Perhaps, it was the pressure or the mounting expectation to be the world’s best sprinter. Maybe, it was the criticism and controversy following her failed drug test before the Tokyo Olympics. Did the near two-month layoff since her last race at the Olympic Trials leave her cold?
Fans were stunned Saturday (Aug. 21) when “THAT girl” Sha’Carri Richardson finished in last place in the 100-meter race at the Prefontaine Classic in Eugene, Oregon. The 21-year-old finished ninth with a time of 11.14 seconds — several strides behind the Jamaican trio, who once again, dominated the competition.
Just like they did last month at the Tokyo Olympics, the Jamaican Olympic medalists Elaine Thompson-Herah, Shelly-Ann Fraser-Pryce and Shericka Jackson took first, second and third, respectively. Thompson-Herah bested her Olympic record time of 10.61 seconds Saturday, finishing the race at the Classic in 10.54 seconds. Her time was .10 seconds faster than Richardson’s best time, which she ran at the Trials in June.
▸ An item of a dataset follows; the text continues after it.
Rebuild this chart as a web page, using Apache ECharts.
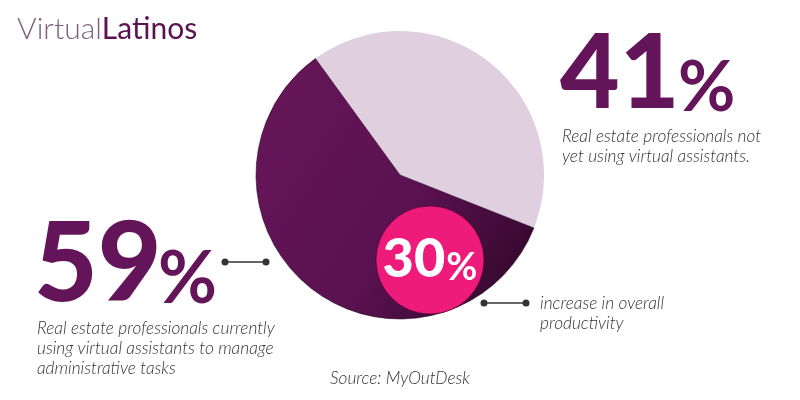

Viewers hoped to see Thompson-Herah and Richardson neck-and-neck racing to the finish line, but it was Fraser-Pryce and Jackson who emerged as Thompson-Herah’s true competition.
After the race, as Thompson-Herah and her teammates celebrated, Richardson walked off the track with a blank look on her face. Still winded, the track star who lost her biological mother in June, stopped for an interview with NBC Sports.
“Coming out today, it was a great return back to the sport,” Richardson said. “I wanted to be able to come and perform, having a month off dealing with what I was dealing with. I’m not upset at myself at all.”
“This is one race,” Richardson continued. “I’m not done. You know what I’m capable of. Count me out if you want to. Talk all the shit you want because I’m here to stay. I’m not done. I’m the sixth fastest woman in this game ever. Can’t nobody ever take that from me.”
Richardson was also scheduled to compete in the women’s 200-meter race on Saturday afternoon but she withdrew from that race.